Bush improves China's trading status

CRAWFORD, Texas -- President Bush on Thursday extended permanent normal trade status to China, calling it "a final step in normalizing U.S.-China trade relations."

In a proclamation, Bush also formally declared that the 1974 Jackson-Vanik law no longer applies to China. The law denies normal trade relations with communist states that restrict emigration.

Since 1980, China has enjoyed temporary normal trade relations with the United States under annual presidential waivers of the law. But each waiver has triggered debates in Congress over China's record on human rights and weapons proliferation abuses.

The last occurred in July, when the House voted 259-169 to approve Bush's waiver this year, the last that will be necessary because of China's recent entry into the World Trade Organization.
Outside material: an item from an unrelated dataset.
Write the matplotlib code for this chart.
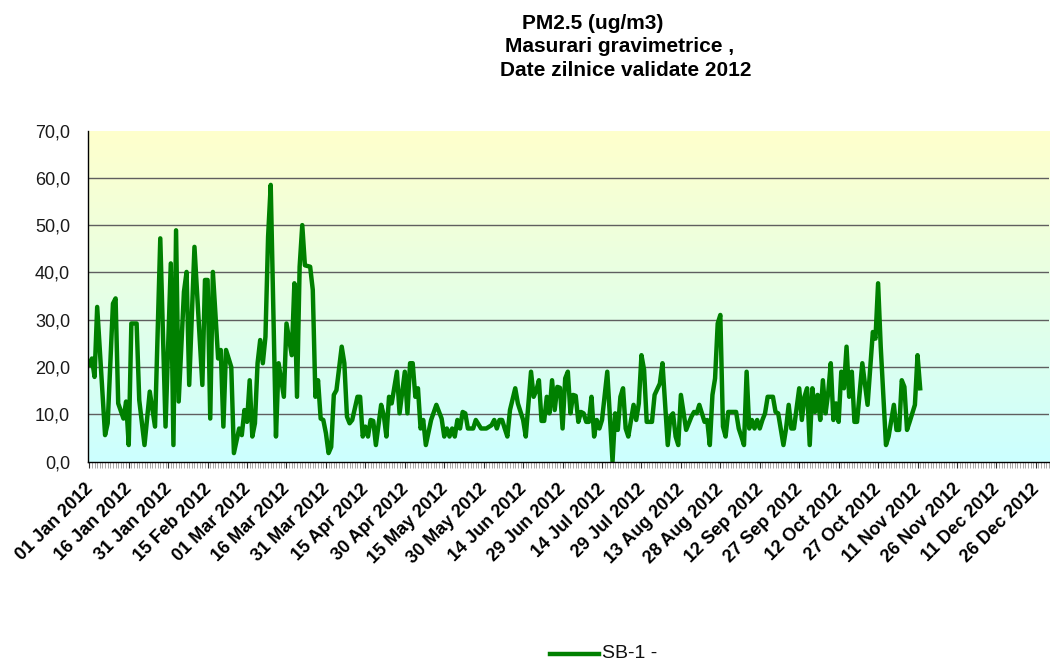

Congress last year granted permanent trade status to China contingent upon its entry into the WTO.

The new trade status will take effect Jan. 1, Bush said in an announcement released in Crawford, Texas, where he is vacationing.

"This is the final step in normalizing U.S.-China trade relations and welcoming China into a global, rules-based trading system," he said.

China joined the World Trade Organization last month, a move Bush said would be "an important underpinning" for democratic reforms in the communist nation.

China and the United States have reached an agreement, as part of China's WTO entry, under which China will lower tariffs on U.S. goods and open up its service sector to American companies.

China's tariffs on U.S.-made goods are to fall from an overall average of 25 percent to 9 percent by 2005. Duties on America's primary farm products are to drop from 31 percent to 14 percent.

China currently enjoys an $80 billion trade surplus with the United States.